Mexican children joining migration to the United States

An official of the state of Guanajuato stated that “alerts have been turned on” due to the migration of children. The state’s Secretary of Social and Human development pointed out that 193,000 persons have been repatriated to Mexico so far this year, and that 9,620 of them were boys and girls. Of the grand total, 16,551 were from Guanajuato, including 800 minors.


El Heraldo (Tegucigalpa, Honduras) 7/8/10

Seventy-one Central Americans detained

Mexican officials reported yesterday (Wed.) that law enforcement personnel had detained 71 “undocumented Central Americans,” almost all Hondurans, who were traveling “clandestinely aboard the exterior of a freight train” in Acayucan, state of Veracruz. Sixty-five of the detainees are Hondurans, 3 are from Guatemala, 2 from El Salvador and 1 from Nicaragua.


Cambio de Michoacan (Morelia, Michoacan) 7/8/10

Exodus of Mexicans from Arizona increases

The president of the Migratory Affairs Commission of the Michoacan state congress, Antonio Garcia Conejo, said that the exodus of Mexicans from Arizona has “intensified” between 40 and 50 percent, mainly to Nevada and Texas. With two weeks to go before Arizona‘s law SB1070 becomes effective, the legislator noted that some 10,000 to 12,000 persons from the state of Michoacan were residing in Arizona “without papers.” (The article, without attribution, also repeats the common error of saying that the Arizona law would cause law enforcement personnel to detain all Latinos, due simply to their appearance, to verify that they are carrying their papers and, if not, to be arrested.)


Diario 21 (Iguala, Guerrero) 7/8/10

More killings in Guerrero

A deep ravine near Taxco, state of Guerrero, has yielded the cadavers of five men, all showing signs of torture and executed by multiple gunshots. The depth of the ravine creates the possibility that yet more human remains might be found. Police officials are not releasing any more information about the matter because it could be a similar situation to that in the La Concha mine in May, when the bodies of more than 55 executed victims were found.


El Diario (Ciudad Juarez, Chihuahua) 7/8/10

More problems with Mexico’s Customs

Numerous resignations of Mexican customs inspectors (OCE) assigned to international border crossings have cause a shortage of personnel. At certain times, only three inspectors are on duty and, at night, they are relieved by soldiers and the crossing points may be without any of the OCE personnel because the few who are there go to sleep. A customs official stated that “This allows that at certain times there’s free passage into Mexico of everything, including weapons, some soldiers inspect little and do not seize anything or don’t want to seize anything.”
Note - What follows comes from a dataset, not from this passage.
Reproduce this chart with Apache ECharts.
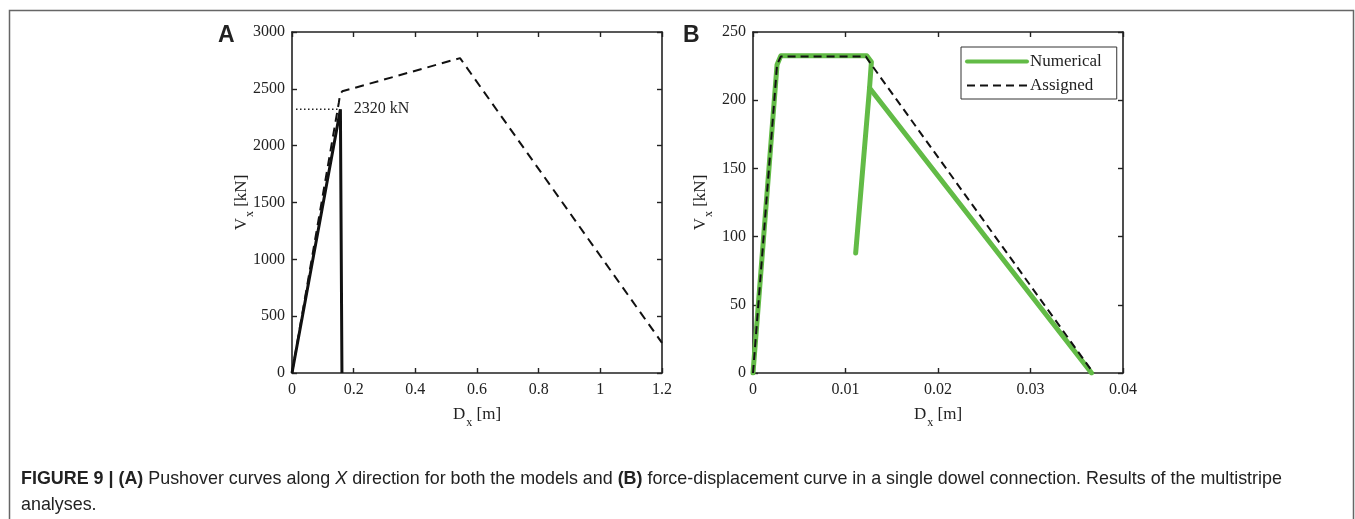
<!DOCTYPE html>
<html><head><meta charset="utf-8">
<script src="https://cdn.jsdelivr.net/npm/echarts@6/dist/echarts.min.js"></script>
<style>html,body{margin:0;padding:0;background:#fff;}#c{width:1355px;height:519px;}</style>
</head><body><div id="c"></div>
<script>
// ---- Panel A data ----
const aXTicks = [0, 0.2, 0.4, 0.6, 0.8, 1, 1.2];
const aYTicks = [0, 500, 1000, 1500, 2000, 2500, 3000];
const aSolid = [[0, 0], [0.157, 2320], [0.162, 2320], [0.162, 0]];
const aDotted = [[0.013, 2320], [0.155, 2320]];
const aDashed = [[0, 0], [0.152, 2380], [0.156, 2455], [0.163, 2478], [0.545, 2770], [1.2, 265]];
const aLabel = '2320 kN';
// ---- Panel B data ----
const bXTicks = [0, 0.01, 0.02, 0.03, 0.04];
const bYTicks = [0, 50, 100, 150, 200, 250];
const bNumericalMain = [[0, 0], [0.0026, 226], [0.0030, 232.5], [0.0123, 232.5], [0.0128, 228], [0.0126, 209], [0.0111, 88]];
const bNumericalBranch = [[0.0126, 209], [0.0366, 0]];
const bAssigned = [[0, 0], [0.0026, 226], [0.0030, 232], [0.0122, 232], [0.0127, 227], [0.0368, 0]];
const seriesNames = ['Numerical', 'Assigned'];

const SERIF = '"Liberation Serif","Times New Roman",serif';
const AX = '#222';
const GREEN = '#62bb46';
const fmt = v => String(v);

function xAxes(grid, ticks) {
  const base = {
    gridIndex: grid, type: 'value', min: ticks[0], max: ticks[ticks.length - 1],
    interval: ticks[1] - ticks[0], splitLine: { show: false },
    axisLine: { show: true, onZero: false, lineStyle: { color: AX, width: 1.6 } },
    axisTick: { show: true, inside: true, length: 5, lineStyle: { color: AX, width: 1.4 } }
  };
  return [
    Object.assign({}, base, {
      position: 'bottom',
      axisLabel: { color: AX, fontFamily: SERIF, fontSize: 16, margin: 9, formatter: fmt },
      name: '{a|D}{s|x}{a| [m]}', nameLocation: 'middle', nameGap: 28,
      nameTextStyle: { rich: { a: { fontFamily: SERIF, fontSize: 17, color: AX }, s: { fontFamily: SERIF, fontSize: 12, color: AX, padding: [16, 0, 0, 1] } } }
    }),
    Object.assign({}, base, { position: 'top', axisLabel: { show: false } })
  ];
}
function yAxes(grid, ticks, unit, gap) {
  const base = {
    gridIndex: grid, type: 'value', min: ticks[0], max: ticks[ticks.length - 1],
    interval: ticks[1] - ticks[0], splitLine: { show: false },
    axisLine: { show: true, onZero: false, lineStyle: { color: AX, width: 1.6 } },
    axisTick: { show: true, inside: true, length: 5, lineStyle: { color: AX, width: 1.4 } }
  };
  return [
    Object.assign({}, base, {
      position: 'left',
      axisLabel: { color: AX, fontFamily: SERIF, fontSize: 16, margin: 7, formatter: fmt },
      name: '{a|V}{s|x}{a| [' + unit + ']}', nameLocation: 'middle', nameGap: gap, nameRotate: 90,
      nameMoveOverlap: false,
      nameTextStyle: { rich: { a: { fontFamily: SERIF, fontSize: 17, color: AX }, s: { fontFamily: SERIF, fontSize: 12, color: AX, padding: [16, 0, 0, 1] } } }
    }),
    Object.assign({}, base, { position: 'right', axisLabel: { show: false } })
  ];
}

const chart = echarts.init(document.getElementById('c'), null, { renderer: 'canvas' });
const xs = xAxes(0, aXTicks).concat(xAxes(1, bXTicks));
const ys = yAxes(0, aYTicks, 'kN', 36).concat(yAxes(1, bYTicks, 'kN', 38));

chart.setOption({
  animation: false,
  backgroundColor: '#fff',
  grid: [
    { left: 292, top: 32, width: 370, height: 341 },
    { left: 753, top: 32, width: 370, height: 341 }
  ],
  xAxis: xs,
  yAxis: ys,
  legend: {
    data: [
      { name: seriesNames[0], lineStyle: { width: 4 } },
      { name: seriesNames[1], lineStyle: { width: 2 } }
    ],
    orient: 'vertical', left: 961, top: 47,
    itemWidth: 60, itemHeight: 14, itemGap: 7,
    padding: [6, 15, 5, 4],
    itemStyle: { opacity: 0 },
    borderColor: '#333', borderWidth: 1, backgroundColor: '#fff',
    textStyle: { fontFamily: SERIF, fontSize: 17, color: AX, padding: [0, 0, 0, -2] }
  },
  graphic: [
    { type: 'rect', silent: true, shape: { x: 9.5, y: 10.5, width: 1344, height: 700 }, style: { fill: 'none', stroke: '#666', lineWidth: 1.5 } },
    { type: 'text', left: 218, top: 24, style: { text: 'A', font: 'bold 23px "Liberation Sans",Arial,sans-serif', fill: '#222' } },
    { type: 'text', left: 683, top: 24, style: { text: 'B', font: 'bold 23px "Liberation Sans",Arial,sans-serif', fill: '#222' } },
    { type: 'text', left: 21, top: 470, style: {
      text: '{b|FIGURE 9 | (A)}{n| Pushover curves along }{i|X}{n| direction for both the models and }{b|(B)}{n| force-displacement curve in a single dowel connection. Results of the multistripe}\n{n|analyses.}',
      rich: {
        b: { font: 'bold 17.9px "Liberation Sans",Arial,sans-serif', fill: '#222', lineHeight: 26 },
        n: { font: '17.9px "Liberation Sans",Arial,sans-serif', fill: '#222', lineHeight: 26 },
        i: { font: 'italic 17.9px "Liberation Sans",Arial,sans-serif', fill: '#222', lineHeight: 26 }
      } } }
  ],
  series: [
    { type: 'line', xAxisIndex: 0, yAxisIndex: 0, data: aDotted, showSymbol: false, symbol: 'none',
      lineStyle: { color: '#222', width: 1.5, type: [1.5, 2.5] },
      endLabel: { show: true, formatter: aLabel, distance: 14, fontFamily: SERIF, fontSize: 16, color: AX } },
    { type: 'line', xAxisIndex: 0, yAxisIndex: 0, data: aSolid, showSymbol: false, symbol: 'none',
      lineStyle: { color: '#111', width: 3 } },
    { type: 'line', xAxisIndex: 0, yAxisIndex: 0, data: aDashed, showSymbol: false, symbol: 'none',
      lineStyle: { color: '#111', width: 2, type: [9, 6] } },
    { name: seriesNames[0], type: 'line', xAxisIndex: 2, yAxisIndex: 2, data: bNumericalMain, showSymbol: false, symbol: 'none',
      lineStyle: { color: GREEN, width: 5, cap: 'round', join: 'round' }, itemStyle: { color: GREEN } },
    { name: seriesNames[0], type: 'line', xAxisIndex: 2, yAxisIndex: 2, data: bNumericalBranch, showSymbol: false, symbol: 'none',
      lineStyle: { color: GREEN, width: 5, cap: 'round' }, itemStyle: { color: GREEN } },
    { name: seriesNames[1], type: 'line', xAxisIndex: 2, yAxisIndex: 2, data: bAssigned, showSymbol: false, symbol: 'none',
      lineStyle: { color: '#111', width: 2, type: [8, 5] }, itemStyle: { color: '#111' } }
  ]
});
</script></body></html>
The resignations of customs personnel is attributed to pressures from the various organized crime groups, including smugglers who seek to control these employees and to bring all kinds of illicit merchandise into Mexico. A second generation of OCE personnel is expected to enter on duty in August. (M3 Report of 6/25/10 relates.)


El Siglo de Torreon (Torreon, Coahuila) 7/8/10

Hijackings galore

Twelve vehicles were stolen in Torreon this past Tuesday, all at gunpoint and mostly from women drivers. The daily average of such events there is now 7.6, according to the state’s AG office.


Frontera (Tijuana, Baja Calif.) 7/8/10

Weapons found

Mexican army personnel seized the following, found hidden “from among the bushes” at the Las Tinojas ranch, near Ensenada, Baja Calif.

  • A .50 cal. Barrett rifle
  • A grenade launcher and eight grenades
  • 4 AK 47 assault rifles and 330 rounds for those weapons
  • 83 rounds of .50 cal. ammo

(Ensenada is some 50 mi. south of Tijuana.)


– end of report –


  1. Kevin Says:

    I say we take over Mexico, wipe out the narcoterrorists, disassemble the corrupt government and turn them into another Puerto Rico. Their system is breaking down and with the dwindling oil resources, the government is running out of leverage (money) to keep the corrupt game running. The drug cartels know this and are starting to tip the scales into their favor for the next elections.